# Forum General Introduce Yourself  Приветствую всех!

## Ponchik

Привет! 
Мой Русский уже давно спадает потому что у меня нет шанса ежедневно его использовать. 
Я бы был очень благодарен если бы вы мне помогли с грамматическими ошибками и так далее. 
Хочу по знакомиться и иметь многие интересные беседы! 
Всем всего хорошего и с наступающим! ::

----------


## julia_s7

Привет! Смешной у тебя ник. 
Мой Русский уже давно спадает ухудшается потому что у меня нет шанса ежедневно его использовать. 
Я бы был очень благодарен если бы вы мне помогли с грамматическими ошибками грамматикой и так далее. 
Хочу по знакомиться и много интересно беседоватьиметь многие интересные беседы! 
Всем всего хорошего и с наступающим! 
Тебя тоже с наступающим!твой русский очень неплох!
Давай болтать если есть желание.  ::

----------


## julia_s7

In red is what should be replaced with the words following it (please correct my English in your turn)  :: )

----------


## qza

О, хороший русский язык у тебя. Мне нравится, интересно подобраны слова, точно по смыслу, но немного не по-русски. Поэтому:  _Мой русский (язык) уже давно угасает, (maybe) потому что у меня нет возможности ежедневно его использовать._  _Я бы был очень благодарен, если бы вы мне помогли с грамматическими ошибками и так далее (maybe, тому подобное)._  _Хочу познакомиться и иметь много интересных бесед!_

----------


## n8m

I'll help everybody, who wants practice Russian. Just add me in Skype or ICQ (see below).   

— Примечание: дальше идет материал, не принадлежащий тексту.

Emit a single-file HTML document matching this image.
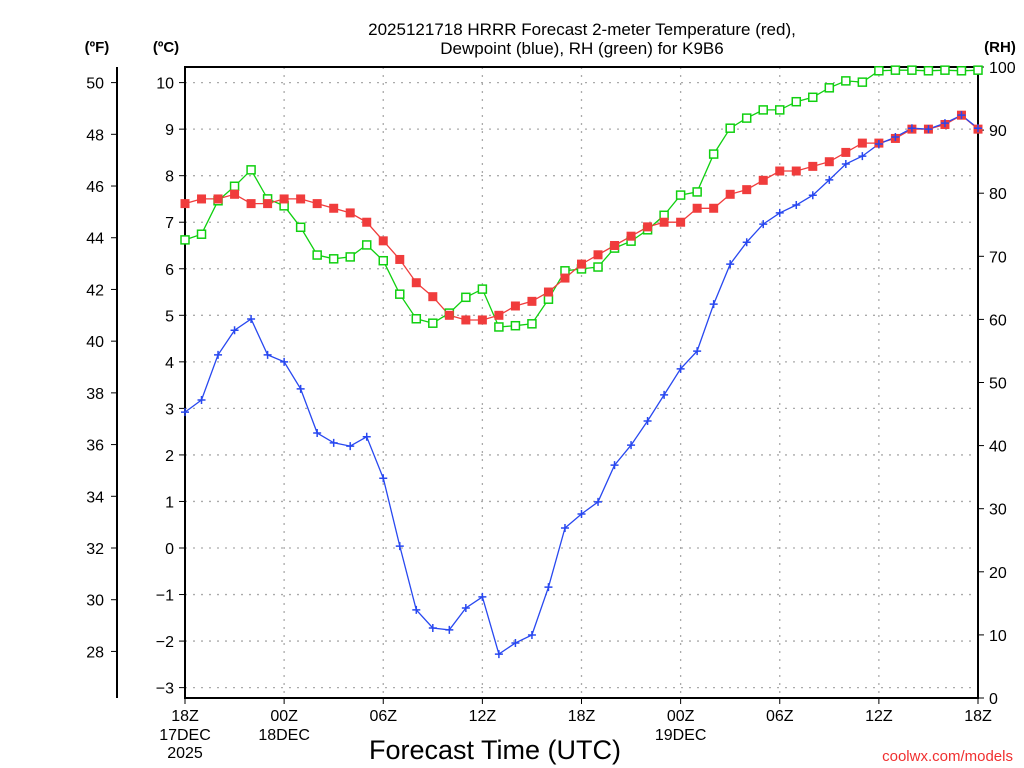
<!DOCTYPE html>
<html><head><meta charset="utf-8"><style>
html,body{margin:0;padding:0;background:#fff;}
svg{display:block;font-family:"Liberation Sans",sans-serif;}
</style></head><body>
<svg id="chart" width="1024" height="768" xmlns="http://www.w3.org/2000/svg">
<rect width="1024" height="768" fill="#fff"/>
<g id="grid"></g>
<g id="axes"></g>
<g id="series"></g>
<text x="582" y="35" font-size="17" text-anchor="middle">2025121718 HRRR Forecast 2-meter Temperature (red),</text>
<text x="582" y="54" font-size="17" text-anchor="middle">Dewpoint (blue), RH (green) for K9B6</text>
<text x="97" y="52" font-size="15" font-weight="bold" text-anchor="middle">(ºF)</text>
<text x="166" y="52" font-size="15" font-weight="bold" text-anchor="middle">(ºC)</text>
<text x="1000" y="52" font-size="15" font-weight="bold" text-anchor="middle">(RH)</text>
<text x="495" y="759" font-size="27" text-anchor="middle">Forecast Time (UTC)</text>
<text x="1013" y="761" font-size="15" fill="#f03030" text-anchor="end">coolwx.com/models</text>
</svg>
<script>
const temp=[7.4,7.5,7.5,7.6,7.4,7.4,7.5,7.5,7.4,7.3,7.2,7.0,6.6,6.2,5.7,5.4,5.0,4.9,4.9,5.0,5.2,5.3,5.5,5.8,6.1,6.3,6.5,6.7,6.9,7.0,7.0,7.3,7.3,7.6,7.7,7.9,8.1,8.1,8.2,8.3,8.5,8.7,8.7,8.8,9.0,9.0,9.1,9.3,9.0];
const dewp=[2.92,3.18,4.15,4.68,4.92,4.15,4.0,3.42,2.47,2.26,2.19,2.39,1.5,0.04,-1.33,-1.72,-1.76,-1.29,-1.05,-2.28,-2.04,-1.87,-0.84,0.43,0.73,0.99,1.78,2.21,2.73,3.29,3.85,4.23,5.24,6.1,6.57,6.96,7.2,7.37,7.58,7.91,8.25,8.42,8.68,8.83,9.02,9.0,9.13,9.3,9.02];
const rh=[72.6,73.5,78.8,81.1,83.7,79.1,78.0,74.6,70.2,69.6,69.9,71.8,69.3,64.0,60.1,59.4,61.0,63.5,64.8,58.8,59.0,59.3,63.2,67.7,68.0,68.3,71.3,72.4,74.2,76.5,79.7,80.2,86.2,90.3,91.9,93.2,93.2,94.5,95.2,96.7,97.8,97.6,99.4,99.5,99.5,99.4,99.5,99.4,99.5];
const cTicks=[-3,-2,-1,0,1,2,3,4,5,6,7,8,9,10];
const fTicks=[28,30,32,34,36,38,40,42,44,46,48,50];
const rhTicks=[0,10,20,30,40,50,60,70,80,90,100];
const xTickHours=[0,6,12,18,24,30,36,42,48];
const xTickLabels=["18Z","00Z","06Z","12Z","18Z","00Z","06Z","12Z","18Z"];
const xTickDates=["17DEC","18DEC","","","","19DEC","","",""];
const xTickYears=["2025","","","","","","","",""];

const NS="http://www.w3.org/2000/svg";
const L=185,R=978,T=67,B=698;
const xs=h=>L+(R-L)*h/48;
const yc=c=>548-c*46.54;
const yf=f=>yc((f-32)*5/9);
const yr=r=>B-(B-T)*r/100;
function mk(tag,attrs,parent){const e=document.createElementNS(NS,tag);for(const k in attrs)e.setAttribute(k,attrs[k]);parent.appendChild(e);return e;}
const grid=document.getElementById('grid'),axes=document.getElementById('axes'),ser=document.getElementById('series');

cTicks.forEach(c=>{
  const y=yc(c);
  const g=mk('line',{x1:L,x2:R,y1:y,y2:y,stroke:'#aaa','stroke-width':1.3,'stroke-dasharray':'2,6'},grid);
  
  
  const tk=mk('line',{x1:L-6,x2:L,y1:y,y2:y,stroke:'#000','stroke-width':1},axes);
  
  
  const t=mk('text',{x:L-11,y:y+6,'font-size':16,'text-anchor':'end'},axes);t.textContent=(c<0?'−'+(-c):c);
  
  
});
fTicks.forEach(f=>{
  const y=yf(f);
  const tk=mk('line',{x1:111,x2:117,y1:y,y2:y,stroke:'#000','stroke-width':1},axes);
  
  
  const t=mk('text',{x:104,y:y+6,'font-size':16,'text-anchor':'end'},axes);t.textContent=f;
  
  
});
rhTicks.forEach(r=>{
  const y=yr(r);
  const tk=mk('line',{x1:R,x2:R+6,y1:y,y2:y,stroke:'#000','stroke-width':1},axes);
  
  
  const t=mk('text',{x:989,y:y+6,'font-size':16,'text-anchor':'start'},axes);t.textContent=r;
  
  
});
xTickHours.forEach((h,i)=>{
  const x=xs(h);
  if(i>0&&i<8){const g=mk('line',{x1:x,x2:x,y1:T,y2:B,stroke:'#aaa','stroke-width':1.3,'stroke-dasharray':'2,6'},grid);
  
  }
  const tk=mk('line',{x1:x,x2:x,y1:B,y2:B+6,stroke:'#000','stroke-width':1},axes);
  
  
  [[xTickLabels[i],721],[xTickDates[i],740],[xTickYears[i],758]].forEach(([s,y])=>{
    if(!s)return;
    const t=mk('text',{x:x,y:y,'font-size':16,'text-anchor':'middle'},axes);t.textContent=s;
    
    
  });
});
const fr=mk('rect',{x:L,y:T,width:R-L,height:B-T,fill:'none',stroke:'#000','stroke-width':2},axes);


const fa=mk('line',{x1:117,x2:117,y1:T,y2:B,stroke:'#000','stroke-width':2},axes);



function line(vals,yfn,color,name){
  const pts=vals.map((v,i)=>xs(i).toFixed(1)+','+yfn(v).toFixed(1)).join(' ');
  const p=mk('polyline',{points:pts,fill:'none',stroke:color,'stroke-width':1.3},ser);
  
  
}
line(rh,yr,'#10d010','rh-line');
line(temp,yc,'#f03c3c','temperature-line');
line(dewp,yc,'#2848f0','dewpoint-line');
rh.forEach((v,i)=>{
  const m=mk('rect',{x:xs(i)-4,y:yr(v)-4,width:8,height:8,fill:'#fff',stroke:'#10d010','stroke-width':1.5},ser);
  
  
});
temp.forEach((v,i)=>{
  const m=mk('rect',{x:xs(i)-4.5,y:yc(v)-4.5,width:9,height:9,fill:'#f03c3c'},ser);
  
  
});
dewp.forEach((v,i)=>{
  const x=xs(i),y=yc(v);
  const m=mk('path',{d:`M${x-4},${y}H${x+4}M${x},${y-4}V${y+4}`,stroke:'#2848f0','stroke-width':1.5},ser);
  
  
});
</script>
</body></html>
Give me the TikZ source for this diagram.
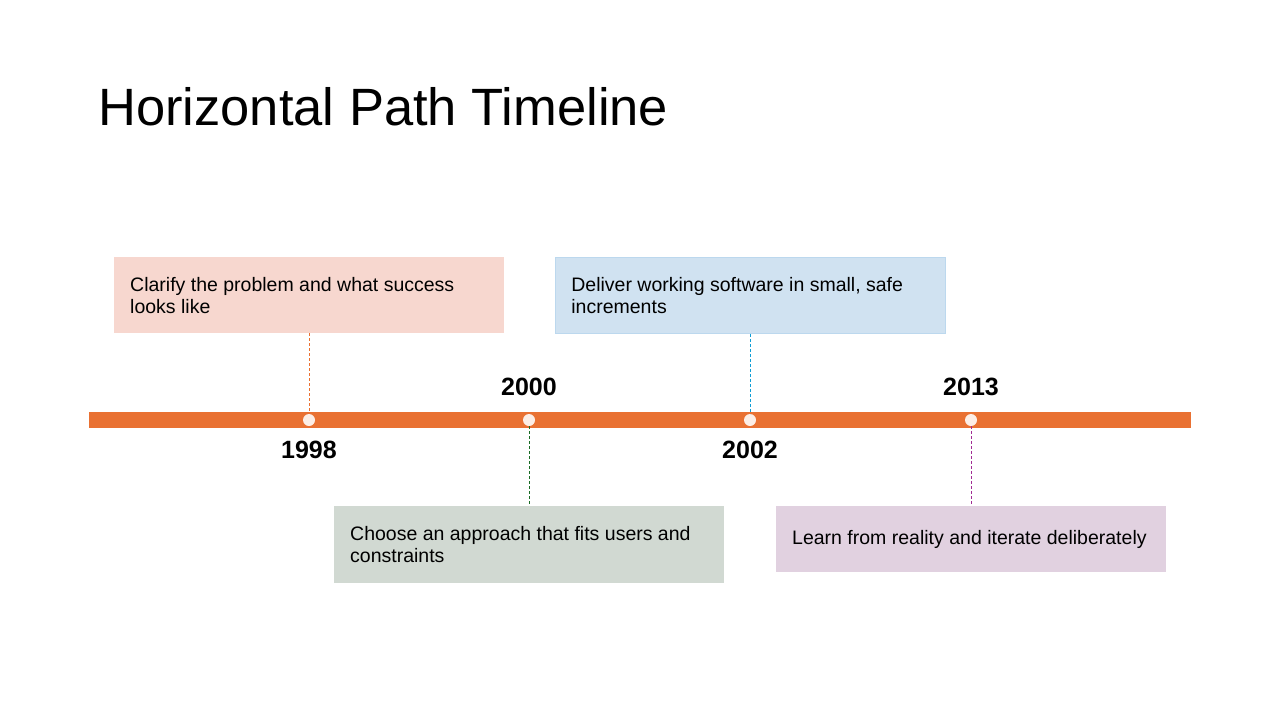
\documentclass[tikz,border=0pt]{standalone}
\usepackage{fontspec}
\setmainfont{Liberation Sans}
\newcommand{\boxfont}{\fontsize{19.5}{22}\selectfont\hyphenpenalty=10000\relax\exhyphenpenalty=10000\relax}
\definecolor{barorange}{HTML}{E97132}
\definecolor{dotfill}{HTML}{FCEEE6}
\definecolor{pinkbox}{HTML}{F7D7CF}
\definecolor{bluebox}{HTML}{D0E2F1}
\definecolor{blueedge}{HTML}{BCD8EE}
\definecolor{greenbox}{HTML}{D1D9D2}
\definecolor{purplebox}{HTML}{E1D1E0}
\definecolor{cgreen}{HTML}{196B24}
\definecolor{cblue}{HTML}{0F9ED5}
\definecolor{cpurple}{HTML}{A02B93}
\tikzset{
  evbox/.style={draw=none, minimum width=390pt, text width=358pt, inner xsep=16pt, inner ysep=0pt, align=flush left, anchor=north west, font=\boxfont},
  year/.style={font=\fontsize{25}{28}\selectfont\bfseries},
  dotmark/.style={circle, fill=dotfill, minimum size=12pt, inner sep=0pt},
  link/.style={dashed, dash pattern=on 3pt off 2pt, line width=1pt}
}
\begin{document}
\begin{tikzpicture}[x=1pt,y=-1pt]
\useasboundingbox (0,0) rectangle (1280,720);
\node[anchor=base west, font=\fontsize{52.5}{60}\selectfont, inner sep=0pt] (title) at (98,125) {Horizontal Path Timeline};
% bar
\fill[barorange] (89,412) rectangle (1191,428);
\node[dotmark] (d1) at (309,420) {};
\node[dotmark] (d2) at (529,420) {};
\node[dotmark] (d3) at (750,420) {};
\node[dotmark] (d4) at (971,420) {};
% boxes
\node[evbox, fill=pinkbox, minimum height=76pt] (b1) at (114,257) {Clarify the problem and what success looks like};
\node[evbox, fill=bluebox, draw=blueedge, line width=0.8pt, minimum height=76pt] (b3) at (555,257) {Deliver working software in small, safe increments};
\node[evbox, fill=greenbox, minimum height=77pt] (b2) at (334,506) {Choose an approach that fits users and constraints};
\node[evbox, fill=purplebox, minimum height=66pt] (b4) at (776,506) {Learn from reality and iterate deliberately};
% years
\node[year] (y1) at (309,450) {1998};
\node[year] (y2) at (529,387) {2000};
\node[year] (y3) at (750,450) {2002};
\node[year] (y4) at (971,387) {2013};
% connectors
\draw[link, draw=barorange] (b1.south -| d1) -- (d1.north);
\draw[link, draw=cgreen] (d2.south) -- (b2.north -| d2);
\draw[link, draw=cblue] (b3.south -| d3) -- (d3.north);
\draw[link, draw=cpurple] (d4.south) -- (b4.north -| d4);
\end{tikzpicture}
\end{document}
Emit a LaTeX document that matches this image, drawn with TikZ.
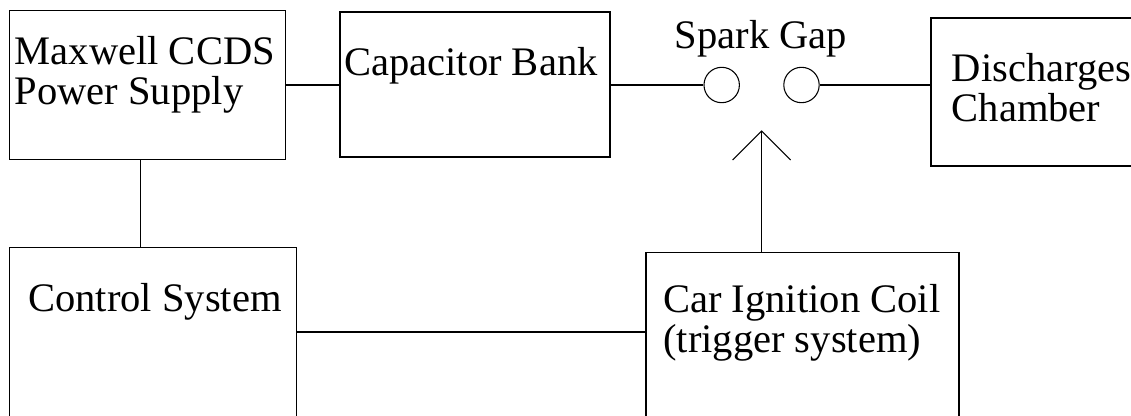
\documentclass[tikz,border=0pt]{standalone}
\usepackage{fontspec}
\setmainfont{Liberation Serif}
\usepackage{tikz}

\begin{document}
\begin{tikzpicture}[x=0.75pt,y=-0.75pt]
    \tikzstyle{every node}+=[inner sep=0pt]
    \tikzstyle{unit}=[draw=black, line width=0.8pt, rectangle]
    \tikzstyle{gap}=[draw=black, line width=0.8pt, circle, minimum size=26.55pt]
    \tikzstyle{lbl}=[anchor=base west, align=left, font=\fontsize{30.4}{30}\selectfont]
    \useasboundingbox (0,0) rectangle (1131,415);
    % blocks
    \node [unit, minimum width=207pt, minimum height=111.75pt] (supply) at (147.5,85) {};
    \node [unit, minimum width=202.5pt, minimum height=108.75pt] (bank) at (475,84.5) {};
    \node [unit, minimum width=201.75pt, minimum height=111pt] (chamber) at (1065.5,92) {};
    \node [unit, minimum width=215.25pt, minimum height=127.05pt] (control) at (153.2,332) {};
    \node [unit, minimum width=234.75pt, minimum height=132.98pt] (coil) at (802.5,341.35) {};
    % spark gap electrodes
    \node [gap] (gapL) at (721.7,85) {};
    \node [gap] (gapR) at (801.5,85) {};
    \coordinate (spark) at (761.5,131);
    % labels (base = last line)
    \node [lbl] (supplytext) at (14.5,104.5) {Maxwell CCDS\\Power Supply};
    \node [lbl] (banktext) at (344,75) {Capacitor Bank};
    \node [lbl, anchor=base] (gaptext) at (761,48) {Spark Gap};
    \node [lbl] (chambertext) at (951.5,121) {Discharges\\Chamber};
    \node [lbl] (controltext) at (28,311) {Control System};
    \node [lbl] (coiltext) at (663,352.5) {Car Ignition Coil\\(trigger system)};
    % wiring
    \draw [black, line width=0.8pt] (supply.east) -- (supply.east -| bank.west);
    \draw [black, line width=0.8pt] (gapL.west -| bank.east) -- (gapL.west);
    \draw [black, line width=0.8pt] (gapR.east) -- (gapR.east -| chamber.west);
    \draw [black, line width=0.8pt] ([xshift=-5.1pt]supply.south) -- ([xshift=-5.1pt]supply.south |- control.north);
    \draw [black, line width=0.8pt] (control.east) -- (control.east -| coil.west);
    \draw [black, line width=0.8pt] (spark |- coil.north) -- (spark);
    \draw [black, line width=0.8pt] (spark) ++(-29,29) -- (spark) -- ++(29,29);
\end{tikzpicture}
\end{document}
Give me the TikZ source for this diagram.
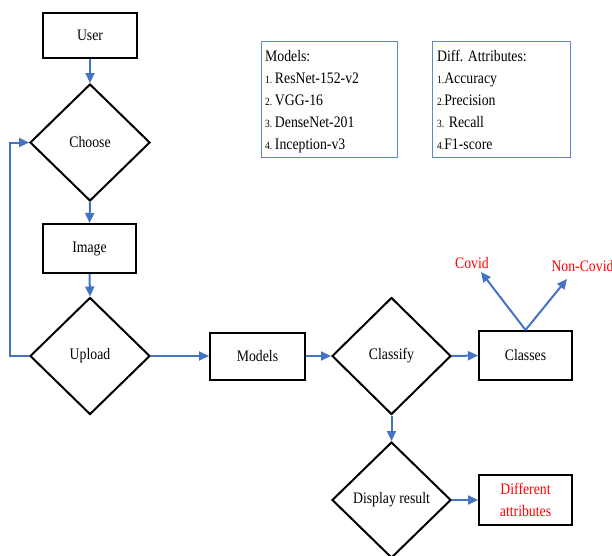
\documentclass[tikz,border=0pt]{standalone}
\usepackage{fontspec}
\setmainfont{Liberation Serif}[FakeStretch=0.86]
\usetikzlibrary{shapes.geometric,arrows.meta}
\definecolor{arrowblue}{HTML}{4472C4}
\begin{document}
\begin{tikzpicture}[x=1pt,y=-1pt,
  box/.style={draw=black,line width=2pt,inner sep=0pt,font=\fontsize{16}{18}\selectfont},
  dia/.style={draw=black,line width=2pt,shape=diamond,inner sep=0pt,minimum width=120pt,minimum height=117pt,font=\fontsize{16}{18}\selectfont},
  conn/.style={draw=arrowblue,line width=2pt,-{Triangle[length=10pt,width=9pt]}},
  infobox/.style={draw=arrowblue!85,line width=1.2pt,fill=white,inner sep=0pt,minimum width=136pt,minimum height=116pt,anchor=north west},
  infotext/.style={anchor=north west,align=left,inner sep=0pt,font=\fontsize{16}{22}\selectfont},
  redtext/.style={text=red,font=\fontsize{16}{18}\selectfont}
]
\useasboundingbox (0,0) rectangle (612,555);
\begin{scope}
\clip (0,0) rectangle (612,555);
% main column
\node[box,minimum width=94pt,minimum height=45pt] (user) at (90,35.5) {User};
\node[dia] (choose) at (90,142.5) {Choose};
\node[box,minimum width=93pt,minimum height=49pt] (image) at (89.5,248.5) {Image};
\node[dia] (upload) at (90,356) {Upload};
\node[box,minimum width=95pt,minimum height=47pt] (models) at (257.5,356) {Models};
\node[dia,minimum width=119pt] (classify) at (391.5,356) {Classify};
\node[box,minimum width=93pt,minimum height=49pt] (classes) at (525.5,355.5) {Classes};
\node[dia,minimum width=119pt,minimum height=116pt] (display) at (391.5,500) {Display result};
\node[box,minimum width=93pt,minimum height=50pt,align=center,text=red,font=\fontsize{16}{22}\selectfont] (diff) at (525.5,500) {Different\\attributes};
\node[redtext] (covid) at (472,263) {Covid};
\node[redtext,anchor=west] (noncovid) at (548,266) {Non-Covid};
\coordinate (covidtip) at (481,272);
\coordinate (noncovidtip) at (567,279);
\coordinate (loopA) at (10,356);
\coordinate (loopB) at (10,142.5);
% connectors
\draw[conn] (user.south) -- (choose.north);
\draw[conn] (choose.south) -- (image.north);
\draw[conn] (image.south) -- (upload.north);
\draw[conn] (upload.west) -- (loopA) -- (loopB) -- (choose.west);
\draw[conn] (upload.east) -- (models.west);
\draw[conn] (models.east) -- (classify.west);
\draw[conn] (classify.east) -- (classes.west);
\draw[conn] (classify.south) -- (display.north);
\draw[conn] (display.east) -- (diff.west);
\draw[conn] (classes.north) -- (covidtip);
\draw[conn] (classes.north) -- (noncovidtip);
% info boxes
\node[infobox] (mbox) at (261,41) {};
\node[infotext] (mtext) at (265,50) {Models:\\
{\fontsize{11}{22}\selectfont 1.}\,ResNet-152-v2\\
{\fontsize{11}{22}\selectfont 2.}\,VGG-16\\
{\fontsize{11}{22}\selectfont 3.}\,DenseNet-201\\
{\fontsize{11}{22}\selectfont 4.}\,Inception-v3};
\node[infobox,minimum width=138pt] (abox) at (432,41) {};
\node[infotext] (atext) at (437,50) {Diff. Attributes:\\
{\fontsize{11}{22}\selectfont 1.}Accuracy\\
{\fontsize{11}{22}\selectfont 2.}Precision\\
{\fontsize{11}{22}\selectfont 3.} Recall\\
{\fontsize{11}{22}\selectfont 4.}F1-score};
\end{scope}
\end{tikzpicture}
\end{document}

> у меня нет шанса ежедневно его использовать.

 нет возможности 
Пишите!

----------


## Ponchik

Спасибо, меня Пончиком в детстве называли. Бабули кормить любили.  
Я вообще с детство по Русский разговаривал, но после того как я переехал всё время по Английскому блатаю. И у меня сложения слов странное наверно потому что мне приходится переводить с Английского. Надеюсь переучиться обратно.  
Благодарю за помощь!

----------


## Ramil

> Спасибо, меня Пончиком в детстве называли. Бабули кормить любили.  
> Я вообще с детства по-русский разговаривал, но после того, как я переехал, всё время по-английски болтаю. И у меня _сложения слов_ странные, наверное, потому что мне приходится переводить с английского. Надеюсь переучиться обратно.  
> Благодарю за помощь!

 В целом, неплохо. Но действительно, если ты раньше говорил по-русски, то мог бы и лучше. _Сложение слов_ - не совсем понятно, что ты имел в виду. И прилагательные, образованные от названия национальностей (английский, русский, американский и т. д.), по-русски пишутся с маленькой буквы. Кроме того, как и в английском языке, предложение лучше не начинать с союза и (and).

----------


## Crocodile

> _Сложение слов_ - не совсем понятно, что ты имел в виду.

 Возможно, имеется в виду порядок слов?

----------


## Ponchik

Спасибо за советы, надеюсь что практика скоро исправит мои ошибки. 
Я сейчас начинаю читать русские книги и это тоже наверно повлияет.

----------